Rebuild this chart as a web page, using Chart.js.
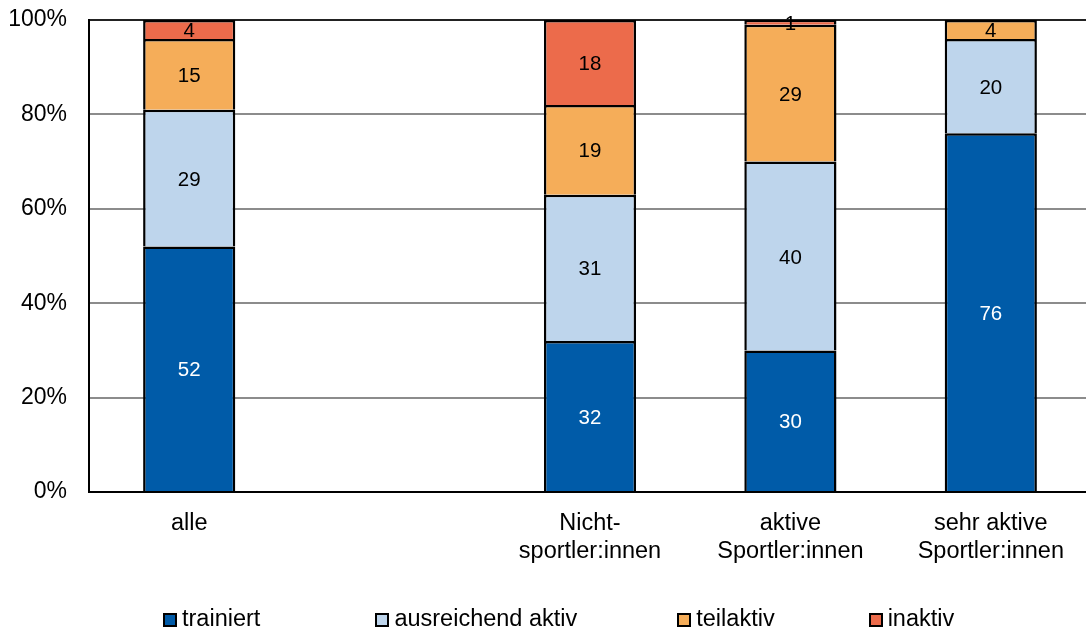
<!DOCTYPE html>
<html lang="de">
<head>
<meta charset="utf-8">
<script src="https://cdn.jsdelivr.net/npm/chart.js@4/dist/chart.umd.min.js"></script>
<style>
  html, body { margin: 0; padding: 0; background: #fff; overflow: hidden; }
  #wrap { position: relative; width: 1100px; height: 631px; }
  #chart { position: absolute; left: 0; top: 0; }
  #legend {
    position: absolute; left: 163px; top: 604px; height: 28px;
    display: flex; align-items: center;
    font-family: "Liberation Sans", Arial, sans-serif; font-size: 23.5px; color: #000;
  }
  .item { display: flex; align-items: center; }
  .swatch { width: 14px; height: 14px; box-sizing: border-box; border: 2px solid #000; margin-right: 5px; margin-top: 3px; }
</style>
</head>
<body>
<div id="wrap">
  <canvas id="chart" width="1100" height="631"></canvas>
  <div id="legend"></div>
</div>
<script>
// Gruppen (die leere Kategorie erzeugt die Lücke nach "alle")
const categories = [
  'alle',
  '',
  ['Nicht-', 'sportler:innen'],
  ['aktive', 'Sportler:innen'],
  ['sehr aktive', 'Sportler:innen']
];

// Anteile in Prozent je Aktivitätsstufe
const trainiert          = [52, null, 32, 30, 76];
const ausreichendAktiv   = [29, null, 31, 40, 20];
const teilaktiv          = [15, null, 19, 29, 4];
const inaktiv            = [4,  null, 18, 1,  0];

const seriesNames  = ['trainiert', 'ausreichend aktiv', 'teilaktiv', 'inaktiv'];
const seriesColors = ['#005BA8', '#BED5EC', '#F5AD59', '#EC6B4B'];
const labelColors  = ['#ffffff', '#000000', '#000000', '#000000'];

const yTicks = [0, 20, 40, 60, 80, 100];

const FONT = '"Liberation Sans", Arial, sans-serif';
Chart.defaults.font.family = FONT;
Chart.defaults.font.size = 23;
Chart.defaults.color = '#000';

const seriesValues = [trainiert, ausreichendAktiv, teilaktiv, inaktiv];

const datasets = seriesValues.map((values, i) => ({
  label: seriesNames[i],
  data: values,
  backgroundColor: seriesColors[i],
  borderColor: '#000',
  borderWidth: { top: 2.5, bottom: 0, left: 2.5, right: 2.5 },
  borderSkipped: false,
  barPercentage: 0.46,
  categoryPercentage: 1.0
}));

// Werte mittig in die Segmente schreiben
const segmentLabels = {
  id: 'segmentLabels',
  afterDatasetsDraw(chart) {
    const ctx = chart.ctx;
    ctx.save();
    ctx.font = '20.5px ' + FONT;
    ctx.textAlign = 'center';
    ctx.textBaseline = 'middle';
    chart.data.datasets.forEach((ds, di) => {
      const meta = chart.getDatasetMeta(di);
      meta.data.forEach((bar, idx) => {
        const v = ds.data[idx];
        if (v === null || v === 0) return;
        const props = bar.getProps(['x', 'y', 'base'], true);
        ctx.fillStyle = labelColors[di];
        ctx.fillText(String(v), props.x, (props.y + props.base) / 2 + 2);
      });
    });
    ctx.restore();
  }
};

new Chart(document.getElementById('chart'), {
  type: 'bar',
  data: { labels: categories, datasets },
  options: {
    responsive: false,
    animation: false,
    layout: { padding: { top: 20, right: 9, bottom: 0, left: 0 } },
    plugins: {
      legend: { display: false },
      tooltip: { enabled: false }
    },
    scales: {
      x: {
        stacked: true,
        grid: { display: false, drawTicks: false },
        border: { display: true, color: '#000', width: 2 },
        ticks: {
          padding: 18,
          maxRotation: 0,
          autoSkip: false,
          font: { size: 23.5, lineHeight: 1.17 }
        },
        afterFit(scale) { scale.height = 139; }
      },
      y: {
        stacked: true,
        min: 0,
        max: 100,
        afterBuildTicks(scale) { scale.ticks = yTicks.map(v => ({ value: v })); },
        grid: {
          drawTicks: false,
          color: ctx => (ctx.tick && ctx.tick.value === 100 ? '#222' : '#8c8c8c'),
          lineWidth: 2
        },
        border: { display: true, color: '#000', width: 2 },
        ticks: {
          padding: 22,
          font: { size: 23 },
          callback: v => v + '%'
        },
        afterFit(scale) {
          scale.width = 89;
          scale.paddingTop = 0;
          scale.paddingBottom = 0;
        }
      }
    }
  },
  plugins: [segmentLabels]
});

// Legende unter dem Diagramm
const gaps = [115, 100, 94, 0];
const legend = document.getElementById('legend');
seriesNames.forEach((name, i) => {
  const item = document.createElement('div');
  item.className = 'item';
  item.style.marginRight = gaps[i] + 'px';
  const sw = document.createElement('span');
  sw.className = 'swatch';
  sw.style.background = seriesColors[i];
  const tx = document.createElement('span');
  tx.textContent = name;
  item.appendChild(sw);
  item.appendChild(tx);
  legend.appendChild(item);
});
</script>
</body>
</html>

- - - - - - -

● Problem description
Reproduce every line of the material precisely, omitting its pictures.

● Correct result
Rebuild this chart as a web page, using Chart.js.
<!DOCTYPE html>
<html lang="de">
<head>
<meta charset="utf-8">
<script src="https://cdn.jsdelivr.net/npm/chart.js@4/dist/chart.umd.min.js"></script>
<style>
  html, body { margin: 0; padding: 0; background: #fff; overflow: hidden; }
  #wrap { position: relative; width: 1100px; height: 631px; }
  #chart { position: absolute; left: 0; top: 0; }
  #legend {
    position: absolute; left: 163px; top: 604px; height: 28px;
    display: flex; align-items: center;
    font-family: "Liberation Sans", Arial, sans-serif; font-size: 23.5px; color: #000;
  }
  .item { display: flex; align-items: center; }
  .swatch { width: 14px; height: 14px; box-sizing: border-box; border: 2px solid #000; margin-right: 5px; margin-top: 3px; }
</style>
</head>
<body>
<div id="wrap">
  <canvas id="chart" width="1100" height="631"></canvas>
  <div id="legend"></div>
</div>
<script>
// Gruppen (die leere Kategorie erzeugt die Lücke nach "alle")
const categories = [
  'alle',
  '',
  ['Nicht-', 'sportler:innen'],
  ['aktive', 'Sportler:innen'],
  ['sehr aktive', 'Sportler:innen']
];

// Anteile in Prozent je Aktivitätsstufe
const trainiert          = [52, null, 32, 30, 76];
const ausreichendAktiv   = [29, null, 31, 40, 20];
const teilaktiv          = [15, null, 19, 29, 4];
const inaktiv            = [4,  null, 18, 1,  0];

const seriesNames  = ['trainiert', 'ausreichend aktiv', 'teilaktiv', 'inaktiv'];
const seriesColors = ['#005BA8', '#BED5EC', '#F5AD59', '#EC6B4B'];
const labelColors  = ['#ffffff', '#000000', '#000000', '#000000'];

const yTicks = [0, 20, 40, 60, 80, 100];

const FONT = '"Liberation Sans", Arial, sans-serif';
Chart.defaults.font.family = FONT;
Chart.defaults.font.size = 23;
Chart.defaults.color = '#000';

const seriesValues = [trainiert, ausreichendAktiv, teilaktiv, inaktiv];

const datasets = seriesValues.map((values, i) => ({
  label: seriesNames[i],
  data: values,
  backgroundColor: seriesColors[i],
  borderColor: '#000',
  borderWidth: { top: 2.5, bottom: 0, left: 2.5, right: 2.5 },
  borderSkipped: false,
  barPercentage: 0.46,
  categoryPercentage: 1.0
}));

// Werte mittig in die Segmente schreiben
const segmentLabels = {
  id: 'segmentLabels',
  afterDatasetsDraw(chart) {
    const ctx = chart.ctx;
    ctx.save();
    ctx.font = '20.5px ' + FONT;
    ctx.textAlign = 'center';
    ctx.textBaseline = 'middle';
    chart.data.datasets.forEach((ds, di) => {
      const meta = chart.getDatasetMeta(di);
      meta.data.forEach((bar, idx) => {
        const v = ds.data[idx];
        if (v === null || v === 0) return;
        const props = bar.getProps(['x', 'y', 'base'], true);
        ctx.fillStyle = labelColors[di];
        ctx.fillText(String(v), props.x, (props.y + props.base) / 2 + 2);
      });
    });
    ctx.restore();
  }
};

new Chart(document.getElementById('chart'), {
  type: 'bar',
  data: { labels: categories, datasets },
  options: {
    responsive: false,
    animation: false,
    layout: { padding: { top: 20, right: 9, bottom: 0, left: 0 } },
    plugins: {
      legend: { display: false },
      tooltip: { enabled: false }
    },
    scales: {
      x: {
        stacked: true,
        grid: { display: false, drawTicks: false },
        border: { display: true, color: '#000', width: 2 },
        ticks: {
          padding: 18,
          maxRotation: 0,
          autoSkip: false,
          font: { size: 23.5, lineHeight: 1.17 }
        },
        afterFit(scale) { scale.height = 139; }
      },
      y: {
        stacked: true,
        min: 0,
        max: 100,
        afterBuildTicks(scale) { scale.ticks = yTicks.map(v => ({ value: v })); },
        grid: {
          drawTicks: false,
          color: ctx => (ctx.tick && ctx.tick.value === 100 ? '#222' : '#8c8c8c'),
          lineWidth: 2
        },
        border: { display: true, color: '#000', width: 2 },
        ticks: {
          padding: 22,
          font: { size: 23 },
          callback: v => v + '%'
        },
        afterFit(scale) {
          scale.width = 89;
          scale.paddingTop = 0;
          scale.paddingBottom = 0;
        }
      }
    }
  },
  plugins: [segmentLabels]
});

// Legende unter dem Diagramm
const gaps = [115, 100, 94, 0];
const legend = document.getElementById('legend');
seriesNames.forEach((name, i) => {
  const item = document.createElement('div');
  item.className = 'item';
  item.style.marginRight = gaps[i] + 'px';
  const sw = document.createElement('span');
  sw.className = 'swatch';
  sw.style.background = seriesColors[i];
  const tx = document.createElement('span');
  tx.textContent = name;
  item.appendChild(sw);
  item.appendChild(tx);
  legend.appendChild(item);
});
</script>
</body>
</html>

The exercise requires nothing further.